Wiersbe once said, “The writing that men do lives after them.” Some of the more popular writing that outlived the man is his “Be” series, commentaries on the Bible. Some titles are, “Be Loyal” (Matthew), “Be Diligent” (Mark), “Be Compassionate” and “Be Courageous” (Luke), “Be Alive” and “Be Transformed” (John). These are now collected into a set, called “The Bible Exposition Commentary.” He published over 150 books.
You may have heard Moody Radio’s “Songs in the Night” program, featuring uplifting music and meaningful messages. It has earlier roots than 1944, but that’s when a young Youth for Christ preacher named Billy Graham became narrator. Wiersbe occupied that chair in the 1970’s before becoming the radio pastor on “Back to the Bible.”
Wiersbe had a far more significant connection to Graham. In response to Graham’s preaching at a Youth for Christ rally, Wiersbe placed his faith in Jesus for forgiveness and eternal life. He soon began attending seminary, and entered his first pastorate in 1951. He found that what he enjoyed the most, expounding Scripture, became his most effective ministry, a point worth noting. That does not mean it was without challenge. He wrote to his successor at Moody Church in Chicago, Erwin Lutzer, “It’s not an easy road, but if the Lord has called us and put us where we are, He will see to it that we will know His will and accomplish it no matter how impossible it might seem.”
Warren Wiersbe has finished his travels, leaving the land of the dying for the land of the living. He can say with Paul, “I have fought the good fight, I have finished the course, I have kept the faith” (2 Tim. 4:7).
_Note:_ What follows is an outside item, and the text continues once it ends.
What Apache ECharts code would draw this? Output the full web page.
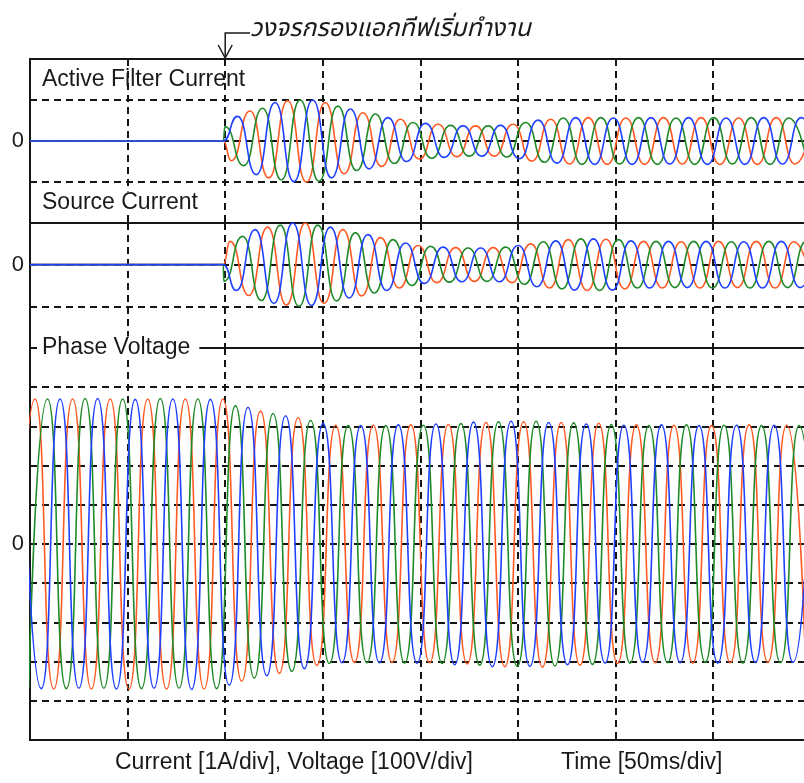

In that same essay, Emerson writes, “Every mind must know the whole lesson for itself,–must go over the whole ground. What it does not see, what it does not live, it will not know.” Might I dare to differ? We need not live another’s life to know and rely on that life’s lesson. That is the premise of another Wiersbe book, “50 People Every Christian Should Know.” Add The Pastor’s Pastor to make it 51.